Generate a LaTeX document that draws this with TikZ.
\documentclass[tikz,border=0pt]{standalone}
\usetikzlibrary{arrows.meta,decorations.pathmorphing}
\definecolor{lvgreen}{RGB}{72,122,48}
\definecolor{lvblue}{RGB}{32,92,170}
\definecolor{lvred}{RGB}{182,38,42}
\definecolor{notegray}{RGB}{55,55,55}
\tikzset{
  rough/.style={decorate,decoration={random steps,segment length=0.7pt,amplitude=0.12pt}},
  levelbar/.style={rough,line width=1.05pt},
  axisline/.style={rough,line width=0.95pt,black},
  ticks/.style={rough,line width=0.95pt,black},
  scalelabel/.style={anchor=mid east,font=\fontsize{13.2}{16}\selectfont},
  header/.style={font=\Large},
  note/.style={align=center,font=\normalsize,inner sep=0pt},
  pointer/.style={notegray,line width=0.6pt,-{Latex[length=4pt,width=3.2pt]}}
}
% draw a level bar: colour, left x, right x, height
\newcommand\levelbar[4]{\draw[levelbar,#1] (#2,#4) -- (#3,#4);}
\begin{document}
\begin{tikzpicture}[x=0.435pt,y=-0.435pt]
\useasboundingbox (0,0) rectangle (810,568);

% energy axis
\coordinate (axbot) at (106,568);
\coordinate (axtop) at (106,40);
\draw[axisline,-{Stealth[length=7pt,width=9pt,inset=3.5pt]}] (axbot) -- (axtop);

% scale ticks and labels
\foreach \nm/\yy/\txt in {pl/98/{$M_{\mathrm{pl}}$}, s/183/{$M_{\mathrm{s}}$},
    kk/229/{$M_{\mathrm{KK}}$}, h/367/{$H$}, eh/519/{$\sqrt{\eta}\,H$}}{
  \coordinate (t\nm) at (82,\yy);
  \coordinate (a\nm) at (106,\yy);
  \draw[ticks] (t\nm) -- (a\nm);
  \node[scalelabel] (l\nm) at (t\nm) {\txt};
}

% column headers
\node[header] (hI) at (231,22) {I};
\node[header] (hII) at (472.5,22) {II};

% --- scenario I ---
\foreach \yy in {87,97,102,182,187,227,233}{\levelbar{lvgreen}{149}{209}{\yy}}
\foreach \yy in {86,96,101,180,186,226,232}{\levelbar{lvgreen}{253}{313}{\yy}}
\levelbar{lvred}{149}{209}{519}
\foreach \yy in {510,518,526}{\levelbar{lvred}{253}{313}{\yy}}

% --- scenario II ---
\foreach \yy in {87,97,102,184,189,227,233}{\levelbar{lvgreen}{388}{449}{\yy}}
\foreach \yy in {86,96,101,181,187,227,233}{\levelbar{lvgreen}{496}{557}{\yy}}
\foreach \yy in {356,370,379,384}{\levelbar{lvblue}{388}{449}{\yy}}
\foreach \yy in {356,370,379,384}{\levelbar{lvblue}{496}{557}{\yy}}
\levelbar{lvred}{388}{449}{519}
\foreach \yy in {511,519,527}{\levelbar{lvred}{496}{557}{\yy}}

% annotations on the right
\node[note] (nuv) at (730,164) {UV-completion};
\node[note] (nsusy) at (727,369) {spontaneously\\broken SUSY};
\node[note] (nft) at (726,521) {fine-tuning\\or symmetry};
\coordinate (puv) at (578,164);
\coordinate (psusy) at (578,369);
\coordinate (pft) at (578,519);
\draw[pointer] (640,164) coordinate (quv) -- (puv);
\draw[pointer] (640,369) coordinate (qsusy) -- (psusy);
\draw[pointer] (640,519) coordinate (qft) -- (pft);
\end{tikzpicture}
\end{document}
--
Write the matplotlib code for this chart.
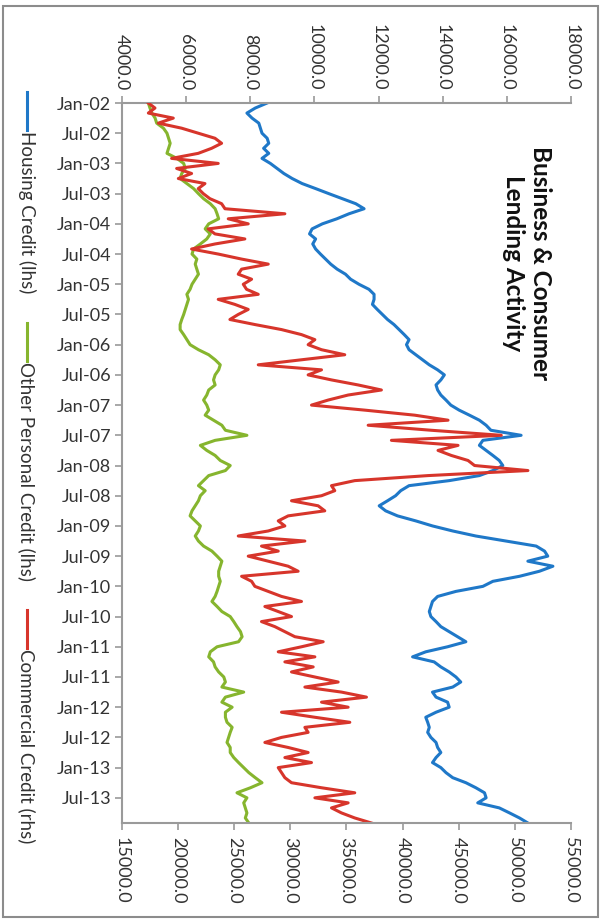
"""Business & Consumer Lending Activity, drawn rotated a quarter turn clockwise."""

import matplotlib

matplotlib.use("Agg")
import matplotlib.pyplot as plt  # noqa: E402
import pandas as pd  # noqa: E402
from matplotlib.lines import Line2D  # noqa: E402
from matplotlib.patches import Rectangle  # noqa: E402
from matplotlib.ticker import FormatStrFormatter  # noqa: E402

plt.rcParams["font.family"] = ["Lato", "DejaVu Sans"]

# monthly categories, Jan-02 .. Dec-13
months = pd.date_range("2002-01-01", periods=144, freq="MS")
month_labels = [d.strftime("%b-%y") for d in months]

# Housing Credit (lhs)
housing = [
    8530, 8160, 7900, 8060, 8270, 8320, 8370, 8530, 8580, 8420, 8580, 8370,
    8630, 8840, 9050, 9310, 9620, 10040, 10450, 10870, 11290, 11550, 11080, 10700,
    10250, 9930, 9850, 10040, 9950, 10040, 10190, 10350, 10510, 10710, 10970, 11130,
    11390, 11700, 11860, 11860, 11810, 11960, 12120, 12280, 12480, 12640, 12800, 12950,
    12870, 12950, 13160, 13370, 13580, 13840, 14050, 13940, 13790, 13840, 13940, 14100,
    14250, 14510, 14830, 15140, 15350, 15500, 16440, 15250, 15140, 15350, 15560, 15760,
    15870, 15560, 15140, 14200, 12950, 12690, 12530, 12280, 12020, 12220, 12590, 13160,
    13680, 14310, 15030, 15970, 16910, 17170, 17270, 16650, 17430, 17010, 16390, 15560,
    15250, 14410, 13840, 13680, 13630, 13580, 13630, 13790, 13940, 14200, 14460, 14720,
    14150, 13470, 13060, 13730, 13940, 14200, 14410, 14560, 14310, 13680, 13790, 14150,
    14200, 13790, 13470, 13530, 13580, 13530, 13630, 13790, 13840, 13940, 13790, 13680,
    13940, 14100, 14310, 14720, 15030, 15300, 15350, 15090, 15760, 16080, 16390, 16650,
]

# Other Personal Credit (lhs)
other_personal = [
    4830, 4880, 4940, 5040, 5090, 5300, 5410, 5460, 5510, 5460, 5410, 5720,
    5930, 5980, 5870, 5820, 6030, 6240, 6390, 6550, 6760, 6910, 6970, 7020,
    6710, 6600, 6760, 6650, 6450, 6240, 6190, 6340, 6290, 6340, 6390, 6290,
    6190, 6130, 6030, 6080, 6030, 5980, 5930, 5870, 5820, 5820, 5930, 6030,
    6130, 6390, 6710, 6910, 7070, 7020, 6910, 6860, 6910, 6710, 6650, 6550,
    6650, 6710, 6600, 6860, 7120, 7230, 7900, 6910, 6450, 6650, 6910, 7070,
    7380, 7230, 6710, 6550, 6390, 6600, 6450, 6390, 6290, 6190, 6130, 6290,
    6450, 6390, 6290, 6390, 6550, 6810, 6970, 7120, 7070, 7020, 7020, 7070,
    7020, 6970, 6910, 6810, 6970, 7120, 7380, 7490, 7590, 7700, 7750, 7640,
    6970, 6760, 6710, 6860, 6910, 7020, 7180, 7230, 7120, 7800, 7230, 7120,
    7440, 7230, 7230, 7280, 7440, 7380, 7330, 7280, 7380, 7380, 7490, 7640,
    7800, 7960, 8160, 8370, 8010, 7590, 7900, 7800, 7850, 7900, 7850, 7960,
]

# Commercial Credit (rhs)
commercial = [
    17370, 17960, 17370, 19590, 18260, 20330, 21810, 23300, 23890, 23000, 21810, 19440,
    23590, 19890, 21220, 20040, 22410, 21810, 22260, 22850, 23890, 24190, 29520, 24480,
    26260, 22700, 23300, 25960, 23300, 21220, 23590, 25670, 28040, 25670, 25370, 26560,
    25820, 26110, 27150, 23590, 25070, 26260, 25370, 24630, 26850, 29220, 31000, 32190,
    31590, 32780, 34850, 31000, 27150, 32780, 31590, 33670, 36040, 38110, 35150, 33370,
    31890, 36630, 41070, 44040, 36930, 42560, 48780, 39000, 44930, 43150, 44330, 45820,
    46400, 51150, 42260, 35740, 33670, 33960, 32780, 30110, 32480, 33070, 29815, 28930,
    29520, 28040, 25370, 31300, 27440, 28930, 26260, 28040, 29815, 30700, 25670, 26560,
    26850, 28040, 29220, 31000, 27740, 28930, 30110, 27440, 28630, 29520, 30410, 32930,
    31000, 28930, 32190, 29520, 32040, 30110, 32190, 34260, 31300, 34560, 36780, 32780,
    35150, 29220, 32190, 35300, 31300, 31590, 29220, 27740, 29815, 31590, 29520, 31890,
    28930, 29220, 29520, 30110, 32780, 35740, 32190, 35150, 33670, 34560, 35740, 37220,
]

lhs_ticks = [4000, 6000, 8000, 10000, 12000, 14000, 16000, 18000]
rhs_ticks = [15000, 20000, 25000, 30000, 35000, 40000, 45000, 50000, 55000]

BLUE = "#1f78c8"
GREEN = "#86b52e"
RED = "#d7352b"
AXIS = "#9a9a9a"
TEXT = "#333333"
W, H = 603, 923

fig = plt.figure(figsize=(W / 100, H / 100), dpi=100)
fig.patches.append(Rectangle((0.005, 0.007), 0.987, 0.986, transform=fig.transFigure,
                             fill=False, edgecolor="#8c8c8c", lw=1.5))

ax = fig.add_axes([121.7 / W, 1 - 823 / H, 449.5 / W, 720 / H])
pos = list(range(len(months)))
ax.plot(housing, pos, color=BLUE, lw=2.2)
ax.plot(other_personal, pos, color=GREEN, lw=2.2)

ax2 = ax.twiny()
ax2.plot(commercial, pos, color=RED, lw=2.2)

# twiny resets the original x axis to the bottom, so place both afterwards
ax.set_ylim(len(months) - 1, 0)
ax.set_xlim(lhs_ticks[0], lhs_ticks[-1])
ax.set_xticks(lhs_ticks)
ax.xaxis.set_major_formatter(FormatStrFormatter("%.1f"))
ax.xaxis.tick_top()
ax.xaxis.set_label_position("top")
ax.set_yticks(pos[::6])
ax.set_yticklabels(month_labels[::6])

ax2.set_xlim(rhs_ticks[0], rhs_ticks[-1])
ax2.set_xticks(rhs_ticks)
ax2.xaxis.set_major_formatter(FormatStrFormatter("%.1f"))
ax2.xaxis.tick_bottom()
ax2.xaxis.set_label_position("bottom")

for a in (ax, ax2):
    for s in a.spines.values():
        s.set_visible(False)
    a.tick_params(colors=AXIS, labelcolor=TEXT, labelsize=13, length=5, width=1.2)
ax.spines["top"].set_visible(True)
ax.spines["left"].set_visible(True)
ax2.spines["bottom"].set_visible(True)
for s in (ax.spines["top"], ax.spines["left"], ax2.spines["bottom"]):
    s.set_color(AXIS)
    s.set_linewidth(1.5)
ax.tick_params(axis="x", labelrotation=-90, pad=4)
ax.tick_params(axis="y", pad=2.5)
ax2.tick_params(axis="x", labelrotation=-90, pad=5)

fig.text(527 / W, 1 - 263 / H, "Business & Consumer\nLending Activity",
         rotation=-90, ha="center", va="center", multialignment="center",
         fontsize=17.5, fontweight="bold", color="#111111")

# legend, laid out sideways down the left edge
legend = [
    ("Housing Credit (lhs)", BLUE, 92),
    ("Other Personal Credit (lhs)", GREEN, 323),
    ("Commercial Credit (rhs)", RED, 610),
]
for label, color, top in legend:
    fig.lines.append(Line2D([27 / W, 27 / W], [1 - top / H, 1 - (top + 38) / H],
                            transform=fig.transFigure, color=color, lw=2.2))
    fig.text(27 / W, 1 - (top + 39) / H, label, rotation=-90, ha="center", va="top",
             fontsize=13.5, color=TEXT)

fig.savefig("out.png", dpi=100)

GIVEN PROBLEM:
Include both the line containing "Write the matplotlib code for this chart." and the line containing "d in months]" when you write out everything between them, exactly. Leave the pictures out.

THE RESULT:
Write the matplotlib code for this chart.
"""Business & Consumer Lending Activity, drawn rotated a quarter turn clockwise."""

import matplotlib

matplotlib.use("Agg")
import matplotlib.pyplot as plt  # noqa: E402
import pandas as pd  # noqa: E402
from matplotlib.lines import Line2D  # noqa: E402
from matplotlib.patches import Rectangle  # noqa: E402
from matplotlib.ticker import FormatStrFormatter  # noqa: E402

plt.rcParams["font.family"] = ["Lato", "DejaVu Sans"]

# monthly categories, Jan-02 .. Dec-13
months = pd.date_range("2002-01-01", periods=144, freq="MS")
month_labels = [d.strftime("%b-%y") for d in months]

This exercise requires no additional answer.